Liderar sem repertório é administrar o passado
As novas gerações chegam ao mercado com valores, linguagens e repertórios profundamente diferentes daqueles que moldaram o mundo corporativo
O letramento de C-level, Diretoria e Conselhos tornou-se decisivo para o futuro das organizações porque o mundo corporativo vive um ponto de inflexão. A velocidade das transformações tecnológicas, sociais e culturais está criando uma assimetria perigosa entre o ritmo em que o futuro avança e a velocidade com que as lideranças se atualizam. Nesse cenário, o letramento estratégico em tecnologia, comportamento, cultura, impacto social e modelos emergentes deixa de ser um diferencial e se torna condição de sobrevivência organizacional.
Liderar o futuro exige compreender um presente ampliado. As novas gerações chegam ao mercado com valores, linguagens e repertórios profundamente diferentes daqueles que moldaram o mundo corporativo do século XX. Elas pensam em rede, operam em beta permanente, possuem fluência digital, questionam hierarquias rígidas e cobram coerência entre discurso e prática. Sem entender essas dinâmicas, liderar pessoas se torna cada vez mais difícil e liderar futuros, impossível.
Essa lacuna de repertório deixou de ser apenas um desafio e se tornou um risco estratégico. Se antes atualizar-se era uma vantagem competitiva, hoje não se atualizar representa uma ameaça direta ao negócio. A falta de letramento em temas como IA, biotecnologia, sustentabilidade sistêmica, cultura digital, economia criativa, novas métricas de valor e impacto social gera decisões desalinhadas com tendências reais, baixa capacidade de inovação, conflitos geracionais, perda de talentos, estratégias defasadas para problemas inéditos e falta de credibilidade interna e externa. O custo da desatualização é exponencial.
É importante entender que letramento não é apenas acesso à informação: é reorganização mental. Envolve compreender implicações, conectar sinais, contextualizar impactos e traduzir complexidade. É a capacidade de ler fenômenos emergentes antes de se tornarem tendências, fazer perguntas melhores, criar hipóteses de futuro, navegar a ambiguidade sem paralisar, comunicar visão com precisão e tomar decisões que sincronizam negócio, sociedade e tecnologia. Trata-se de uma mudança de mentalidade, não apenas de conhecimento.
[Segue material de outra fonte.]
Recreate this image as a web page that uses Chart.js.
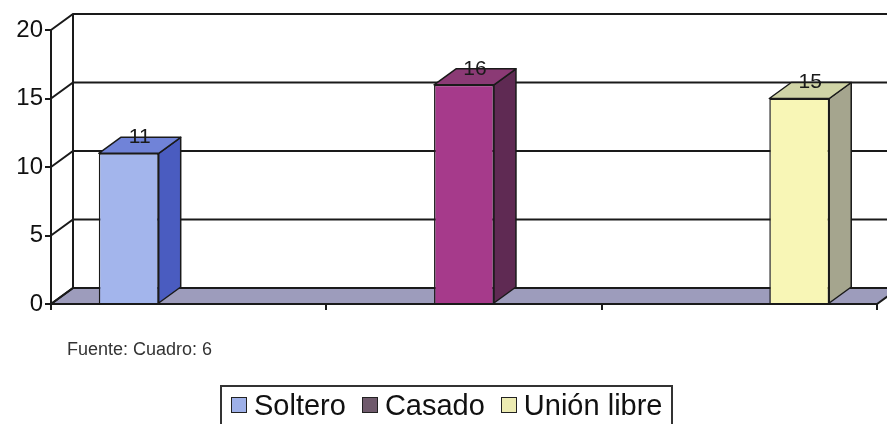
<!DOCTYPE html>
<html>
<head>
<meta charset="utf-8">
<script src="https://cdn.jsdelivr.net/npm/chart.js@4.4.1/dist/chart.umd.min.js"></script>
<style>
    body { margin: 0; background: #fff; font-family: "Liberation Sans", Arial, sans-serif; }
    #wrap { position: relative; width: 887px; height: 424px; overflow: hidden; }
    #source { position: absolute; left: 67px; top: 340px; font-size: 18px; line-height: 18px; color: #333; }
    #legend { position: absolute; left: 220px; top: 385px; height: 50px; padding: 0 8px 0 9px;
              border: 2px solid #333; display: flex; align-items: flex-start; font-size: 29px; color: #111; }
    #legend .item { display: flex; align-items: center; margin-right: 16px; height: 36px; }
    #legend .item:last-child { margin-right: 0; }
    #legend .box { width: 14px; height: 14px; border: 1.5px solid #222; margin-right: 7px; }
</style>
</head>
<body>
<div id="wrap">
    <canvas id="chart" width="887" height="424"></canvas>
    <div id="source">Fuente: Cuadro: 6</div>
    <div id="legend"></div>
</div>
<script>
    // data
    const categories = ['', '', ''];
    const seriesNames = ['Soltero', 'Casado', 'Unión libre'];
    const solteroValues = [11, null, null];
    const casadoValues = [null, 16, null];
    const unionValues = [null, null, 15];
    const yTicks = [0, 5, 10, 15, 20];

    // colours: front face, side face, top face, legend swatch
    const frontColors = ['#a3b5ec', '#a63a8b', '#f8f6b6'];
    const sideColors = ['#4a5cc0', '#5f2a53', '#a5a58e'];
    const topColors = ['#7083d8', '#8b3a75', '#d0d4a6'];
    const swatchColors = ['#9eb0e8', '#6f5a6c', '#ecebb2'];

    const depth = { dx: 22, dy: 16 };
    const ink = '#1a1a1a';

    const threeD = {
        id: 'threeD',
        beforeDatasetsDraw(chart) {
            const { ctx, chartArea } = chart;
            const y = chart.scales.y;
            const { left, right, bottom, top } = chartArea;
            ctx.save();
            // floor
            ctx.beginPath();
            ctx.moveTo(left, bottom);
            ctx.lineTo(right, bottom);
            ctx.lineTo(right + depth.dx, bottom - depth.dy);
            ctx.lineTo(left + depth.dx, bottom - depth.dy);
            ctx.closePath();
            ctx.fillStyle = '#9d9cbc';
            ctx.fill();
            ctx.strokeStyle = ink;
            ctx.lineWidth = 2;
            ctx.stroke();
            // back wall gridlines
            yTicks.forEach(v => {
                const py = y.getPixelForValue(v);
                ctx.beginPath();
                ctx.moveTo(left, py);
                ctx.lineTo(left + depth.dx, py - depth.dy);
                ctx.lineTo(chart.width, py - depth.dy);
                ctx.stroke();
            });
            // side wall back edge
            ctx.beginPath();
            ctx.moveTo(left + depth.dx, top - depth.dy);
            ctx.lineTo(left + depth.dx, bottom - depth.dy);
            ctx.stroke();
            ctx.restore();
        },
        afterDatasetsDraw(chart) {
            const { ctx } = chart;
            ctx.save();
            chart.data.datasets.forEach((ds, i) => {
                const meta = chart.getDatasetMeta(i);
                meta.data.forEach((bar, j) => {
                    if (ds.data[j] === null) return;
                    const { x, y, width, base } = bar.getProps(['x', 'y', 'width', 'base'], true);
                    const l = x - width / 2, r = x + width / 2;
                    ctx.lineWidth = 1.5;
                    ctx.strokeStyle = ink;
                    ctx.lineJoin = 'round';
                    // side face
                    ctx.beginPath();
                    ctx.moveTo(r, y);
                    ctx.lineTo(r + depth.dx, y - depth.dy);
                    ctx.lineTo(r + depth.dx, base - depth.dy);
                    ctx.lineTo(r, base);
                    ctx.closePath();
                    ctx.fillStyle = sideColors[i];
                    ctx.fill();
                    ctx.stroke();
                    // top face
                    ctx.beginPath();
                    ctx.moveTo(l, y);
                    ctx.lineTo(l + depth.dx, y - depth.dy);
                    ctx.lineTo(r + depth.dx, y - depth.dy);
                    ctx.lineTo(r, y);
                    ctx.closePath();
                    ctx.fillStyle = topColors[i];
                    ctx.fill();
                    ctx.stroke();
                    // value label
                    ctx.fillStyle = ink;
                    ctx.font = '21px "Liberation Sans", Arial, sans-serif';
                    ctx.textAlign = 'center';
                    ctx.textBaseline = 'middle';
                    ctx.fillText(String(ds.data[j]), x + depth.dx / 2, y - depth.dy);
                });
            });
            ctx.restore();
        }
    };

    const seriesData = [solteroValues, casadoValues, unionValues];

    new Chart(document.getElementById('chart'), {
        type: 'bar',
        data: {
            labels: categories,
            datasets: seriesNames.map((name, i) => ({
                label: name,
                data: seriesData[i],
                backgroundColor: frontColors[i],
                borderColor: ink,
                borderWidth: 1.5,
                categoryPercentage: 0.653,
                barPercentage: 1
            }))
        },
        options: {
            responsive: false,
            animation: false,
            devicePixelRatio: 1,
            layout: { padding: { top: 30, right: 10, bottom: 114, left: 0 } },
            plugins: {
                legend: { display: false },
                tooltip: { enabled: false }
            },
            scales: {
                x: {
                    offset: true,
                    grid: { offset: true, drawOnChartArea: false, tickLength: 6, color: ink, lineWidth: 2 },
                    border: { display: false },
                    ticks: { display: false },
                    afterFit: s => { s.height = 6; }
                },
                y: {
                    min: 0,
                    max: 20,
                    afterBuildTicks: s => { s.ticks = yTicks.map(v => ({ value: v })); },
                    ticks: {
                        color: '#111',
                        padding: 2,
                        font: { size: 24, family: '"Liberation Sans", Arial, sans-serif' }
                    },
                    grid: { drawOnChartArea: false, tickLength: 6, color: ink, lineWidth: 2 },
                    border: { color: ink, width: 2 },
                    afterFit: s => { s.width = 51; }
                }
            }
        },
        plugins: [threeD]
    });

    // legend
    const legend = document.getElementById('legend');
    seriesNames.forEach((name, i) => {
        const item = document.createElement('div');
        item.className = 'item';
        const box = document.createElement('span');
        box.className = 'box';
        box.style.background = swatchColors[i];
        const text = document.createElement('span');
        text.textContent = name;
        item.appendChild(box);
        item.appendChild(text);
        legend.appendChild(item);
    });
</script>
</body>
</html>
Além disso, liderar novas gerações exige falar novas linguagens. As equipes que entram no mercado nasceram em um ambiente de abundância informacional, conexões globais, inteligência artificial onipresente, nova ética de trabalho, consciência de impacto, diversidade como padrão e propósito como bússola. Elas não esperam líderes perfeitos esperam líderes capazes de aprender. Líderes que compreendam que autoridade nasce de competência e repertório, não do cargo; que escuta ativa vale mais do que respostas prontas; que inovação é social antes de ser tecnológica; que colaboração supera controle; e que propósito não é narrativa, mas prática diária.
O futuro não está “à frente” ele já entrou pela porta. A cada trimestre, novos modelos de IA, avanços científicos e mudanças culturais reconfiguram setores inteiros. Startups, laboratórios e comunidades globais redefinem como levamos produtos ao mercado, como gerimos pessoas, como entregamos valor, como medimos impacto e como dialogamos com a sociedade e com reguladores. Sem letramento, líderes simplesmente não percebem a mudança e quando percebem, já é tarde.
Nesse contexto, o verdadeiro papel da liderança é antecipar, traduzir e orientar. O futuro exige líderes capazes de conectar estratégia com futuros possíveis, inspirar equipes multigeracionais, criar ambientes nos quais o talento floresce, decodificar complexidade para sustentar decisões e preparar organizações para um mundo em que tudo muda simultaneamente. Letramento é a base desse novo contrato de liderança. Quem lidera sem repertório não lidera , administra o passado. O desafio das próximas décadas não será apenas tecnológico, mas humano, cultural e mental.
Cada líder precisará atualizar seus mapas internos para guiar organizações em uma era de disrupções permanentes. Letramento é mais que conhecimento: é a capacidade de enxergar o que está nascendo e orientar equipes que já nasceram olhando para o futuro.